--- Begin Information supplied ---

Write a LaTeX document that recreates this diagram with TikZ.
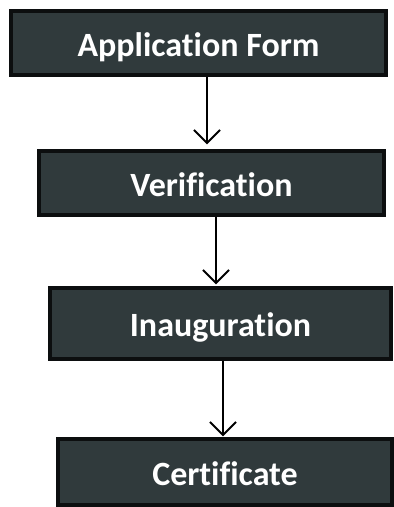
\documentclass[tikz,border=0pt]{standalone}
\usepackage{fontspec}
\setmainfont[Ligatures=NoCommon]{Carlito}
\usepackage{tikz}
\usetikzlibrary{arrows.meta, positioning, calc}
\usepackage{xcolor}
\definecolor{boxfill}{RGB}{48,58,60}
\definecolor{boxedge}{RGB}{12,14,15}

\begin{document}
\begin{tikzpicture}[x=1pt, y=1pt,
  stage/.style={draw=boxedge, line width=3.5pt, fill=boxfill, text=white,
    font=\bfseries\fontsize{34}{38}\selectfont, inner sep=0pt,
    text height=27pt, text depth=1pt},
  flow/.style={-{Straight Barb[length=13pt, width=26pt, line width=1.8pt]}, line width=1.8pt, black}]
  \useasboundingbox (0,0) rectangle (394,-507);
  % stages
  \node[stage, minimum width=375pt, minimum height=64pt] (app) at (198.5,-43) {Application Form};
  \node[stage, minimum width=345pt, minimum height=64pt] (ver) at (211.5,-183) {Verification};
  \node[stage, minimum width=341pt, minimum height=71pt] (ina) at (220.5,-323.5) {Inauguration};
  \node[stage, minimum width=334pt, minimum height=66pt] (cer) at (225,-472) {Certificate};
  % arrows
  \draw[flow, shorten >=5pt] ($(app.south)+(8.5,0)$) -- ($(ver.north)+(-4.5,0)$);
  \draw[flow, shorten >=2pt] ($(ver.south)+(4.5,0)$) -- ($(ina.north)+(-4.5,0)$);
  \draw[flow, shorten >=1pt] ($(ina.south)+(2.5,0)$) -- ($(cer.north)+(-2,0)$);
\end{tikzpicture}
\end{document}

--- End Information supplied ---

[What the exercise asks]: Drop the images and repeat the data exactly.

[Worked answer]:
Write a LaTeX document that recreates this diagram with TikZ.
\documentclass[tikz,border=0pt]{standalone}
\usepackage{fontspec}
\setmainfont[Ligatures=NoCommon]{Carlito}
\usepackage{tikz}
\usetikzlibrary{arrows.meta, positioning, calc}
\usepackage{xcolor}
\definecolor{boxfill}{RGB}{48,58,60}
\definecolor{boxedge}{RGB}{12,14,15}

\begin{document}
\begin{tikzpicture}[x=1pt, y=1pt,
  stage/.style={draw=boxedge, line width=3.5pt, fill=boxfill, text=white,
    font=\bfseries\fontsize{34}{38}\selectfont, inner sep=0pt,
    text height=27pt, text depth=1pt},
  flow/.style={-{Straight Barb[length=13pt, width=26pt, line width=1.8pt]}, line width=1.8pt, black}]
  \useasboundingbox (0,0) rectangle (394,-507);
  % stages
  \node[stage, minimum width=375pt, minimum height=64pt] (app) at (198.5,-43) {Application Form};
  \node[stage, minimum width=345pt, minimum height=64pt] (ver) at (211.5,-183) {Verification};
  \node[stage, minimum width=341pt, minimum height=71pt] (ina) at (220.5,-323.5) {Inauguration};
  \node[stage, minimum width=334pt, minimum height=66pt] (cer) at (225,-472) {Certificate};
  % arrows
  \draw[flow, shorten >=5pt] ($(app.south)+(8.5,0)$) -- ($(ver.north)+(-4.5,0)$);
  \draw[flow, shorten >=2pt] ($(ver.south)+(4.5,0)$) -- ($(ina.north)+(-4.5,0)$);
  \draw[flow, shorten >=1pt] ($(ina.south)+(2.5,0)$) -- ($(cer.north)+(-2,0)$);
\end{tikzpicture}
\end{document}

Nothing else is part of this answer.